AVAILABLE DATA →
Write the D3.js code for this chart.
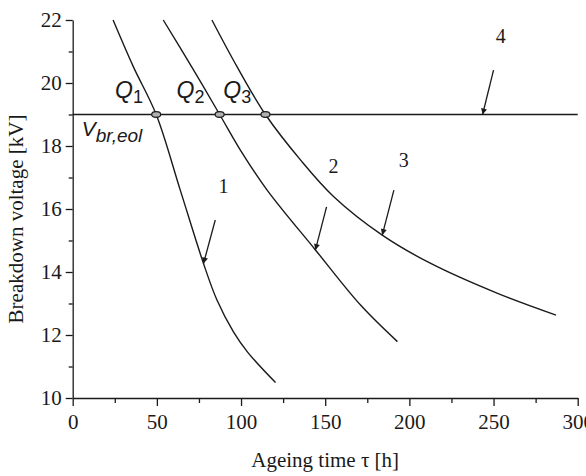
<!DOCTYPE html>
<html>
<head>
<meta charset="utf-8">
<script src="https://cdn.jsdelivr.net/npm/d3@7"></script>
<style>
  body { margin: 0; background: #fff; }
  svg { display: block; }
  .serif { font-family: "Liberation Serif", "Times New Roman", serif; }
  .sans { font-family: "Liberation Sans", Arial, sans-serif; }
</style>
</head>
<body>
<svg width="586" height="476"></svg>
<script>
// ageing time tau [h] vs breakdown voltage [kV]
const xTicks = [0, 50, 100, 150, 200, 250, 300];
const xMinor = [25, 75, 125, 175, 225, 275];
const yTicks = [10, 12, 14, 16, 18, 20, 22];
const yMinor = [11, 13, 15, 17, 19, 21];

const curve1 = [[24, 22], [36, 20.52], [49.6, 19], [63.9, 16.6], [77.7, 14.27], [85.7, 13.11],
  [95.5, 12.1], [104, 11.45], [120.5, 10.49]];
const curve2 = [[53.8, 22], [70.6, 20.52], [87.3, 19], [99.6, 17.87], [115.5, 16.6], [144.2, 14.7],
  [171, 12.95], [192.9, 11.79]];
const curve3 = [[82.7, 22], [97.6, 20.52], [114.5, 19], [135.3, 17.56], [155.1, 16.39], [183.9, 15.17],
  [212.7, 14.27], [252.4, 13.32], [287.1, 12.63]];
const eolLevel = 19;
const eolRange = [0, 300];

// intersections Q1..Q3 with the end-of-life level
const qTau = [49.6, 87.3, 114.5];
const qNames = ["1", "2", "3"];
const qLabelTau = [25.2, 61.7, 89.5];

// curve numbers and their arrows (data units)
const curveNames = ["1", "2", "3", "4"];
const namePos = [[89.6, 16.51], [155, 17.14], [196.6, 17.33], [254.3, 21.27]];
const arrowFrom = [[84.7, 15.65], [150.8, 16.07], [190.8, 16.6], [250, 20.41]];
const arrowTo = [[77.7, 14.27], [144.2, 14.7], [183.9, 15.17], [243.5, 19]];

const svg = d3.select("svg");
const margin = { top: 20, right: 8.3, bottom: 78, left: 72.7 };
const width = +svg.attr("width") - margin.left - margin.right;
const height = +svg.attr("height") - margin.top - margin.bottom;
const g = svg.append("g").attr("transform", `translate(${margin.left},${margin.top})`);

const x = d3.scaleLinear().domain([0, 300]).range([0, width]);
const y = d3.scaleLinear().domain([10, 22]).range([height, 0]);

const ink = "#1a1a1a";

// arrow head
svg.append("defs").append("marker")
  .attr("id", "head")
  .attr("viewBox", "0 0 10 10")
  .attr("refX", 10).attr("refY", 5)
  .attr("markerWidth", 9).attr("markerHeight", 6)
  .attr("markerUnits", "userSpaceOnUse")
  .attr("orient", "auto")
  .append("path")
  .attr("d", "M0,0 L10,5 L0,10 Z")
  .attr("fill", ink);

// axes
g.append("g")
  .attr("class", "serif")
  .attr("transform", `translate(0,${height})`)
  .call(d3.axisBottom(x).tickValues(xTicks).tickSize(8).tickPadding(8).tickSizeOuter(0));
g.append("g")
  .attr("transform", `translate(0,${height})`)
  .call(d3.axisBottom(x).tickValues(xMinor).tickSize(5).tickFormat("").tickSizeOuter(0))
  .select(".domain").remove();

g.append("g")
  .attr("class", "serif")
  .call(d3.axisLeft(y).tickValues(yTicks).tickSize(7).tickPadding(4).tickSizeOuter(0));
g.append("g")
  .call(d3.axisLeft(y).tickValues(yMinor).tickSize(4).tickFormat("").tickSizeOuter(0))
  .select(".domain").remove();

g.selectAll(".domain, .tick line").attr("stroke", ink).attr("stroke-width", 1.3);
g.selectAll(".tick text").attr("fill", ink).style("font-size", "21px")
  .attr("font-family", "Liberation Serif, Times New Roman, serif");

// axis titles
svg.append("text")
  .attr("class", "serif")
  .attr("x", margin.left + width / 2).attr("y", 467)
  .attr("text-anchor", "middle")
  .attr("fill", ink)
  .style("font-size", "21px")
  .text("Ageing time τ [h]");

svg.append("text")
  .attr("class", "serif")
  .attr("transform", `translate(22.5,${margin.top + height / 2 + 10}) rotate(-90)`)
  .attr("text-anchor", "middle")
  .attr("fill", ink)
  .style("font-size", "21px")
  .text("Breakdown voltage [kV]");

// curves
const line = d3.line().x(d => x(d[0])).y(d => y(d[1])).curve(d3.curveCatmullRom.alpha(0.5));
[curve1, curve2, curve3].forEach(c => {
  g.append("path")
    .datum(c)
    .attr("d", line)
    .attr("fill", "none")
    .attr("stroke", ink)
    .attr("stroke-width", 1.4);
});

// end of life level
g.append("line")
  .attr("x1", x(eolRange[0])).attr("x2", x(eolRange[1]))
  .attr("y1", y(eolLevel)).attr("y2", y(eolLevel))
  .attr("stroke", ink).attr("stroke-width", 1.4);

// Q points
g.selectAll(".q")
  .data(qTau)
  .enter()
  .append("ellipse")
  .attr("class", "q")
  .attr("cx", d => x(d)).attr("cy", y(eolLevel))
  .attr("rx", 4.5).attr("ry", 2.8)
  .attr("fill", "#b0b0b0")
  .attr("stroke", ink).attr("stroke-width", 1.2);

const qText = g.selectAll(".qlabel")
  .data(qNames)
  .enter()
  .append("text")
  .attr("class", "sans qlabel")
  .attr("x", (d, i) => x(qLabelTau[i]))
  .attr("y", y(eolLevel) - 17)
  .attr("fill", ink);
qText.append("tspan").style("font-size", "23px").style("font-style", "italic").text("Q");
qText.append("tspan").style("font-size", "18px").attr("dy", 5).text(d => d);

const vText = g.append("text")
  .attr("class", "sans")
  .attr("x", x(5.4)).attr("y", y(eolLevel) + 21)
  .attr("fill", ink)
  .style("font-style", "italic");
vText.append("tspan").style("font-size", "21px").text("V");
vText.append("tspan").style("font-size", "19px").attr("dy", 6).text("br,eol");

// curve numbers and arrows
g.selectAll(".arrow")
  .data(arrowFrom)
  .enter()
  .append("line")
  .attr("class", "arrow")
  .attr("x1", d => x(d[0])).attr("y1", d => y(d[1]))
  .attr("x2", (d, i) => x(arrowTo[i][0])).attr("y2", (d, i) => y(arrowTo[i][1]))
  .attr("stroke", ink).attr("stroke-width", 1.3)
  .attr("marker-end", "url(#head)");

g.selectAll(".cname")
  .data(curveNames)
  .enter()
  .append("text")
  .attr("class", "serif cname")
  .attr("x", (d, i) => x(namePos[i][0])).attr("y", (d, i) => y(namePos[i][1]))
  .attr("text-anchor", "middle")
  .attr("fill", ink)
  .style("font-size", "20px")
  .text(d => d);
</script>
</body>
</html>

AIM OF THE TASK → Reproduce exactly the run of lines that opens the listing and closes with the line holding "const yMinor = [11, 13, 15, 17, 19, 21];". Pictures are excluded.

WRITTEN SOLUTION →
Write the D3.js code for this chart.
<!DOCTYPE html>
<html>
<head>
<meta charset="utf-8">
<script src="https://cdn.jsdelivr.net/npm/d3@7"></script>
<style>
  body { margin: 0; background: #fff; }
  svg { display: block; }
  .serif { font-family: "Liberation Serif", "Times New Roman", serif; }
  .sans { font-family: "Liberation Sans", Arial, sans-serif; }
</style>
</head>
<body>
<svg width="586" height="476"></svg>
<script>
// ageing time tau [h] vs breakdown voltage [kV]
const xTicks = [0, 50, 100, 150, 200, 250, 300];
const xMinor = [25, 75, 125, 175, 225, 275];
const yTicks = [10, 12, 14, 16, 18, 20, 22];
const yMinor = [11, 13, 15, 17, 19, 21];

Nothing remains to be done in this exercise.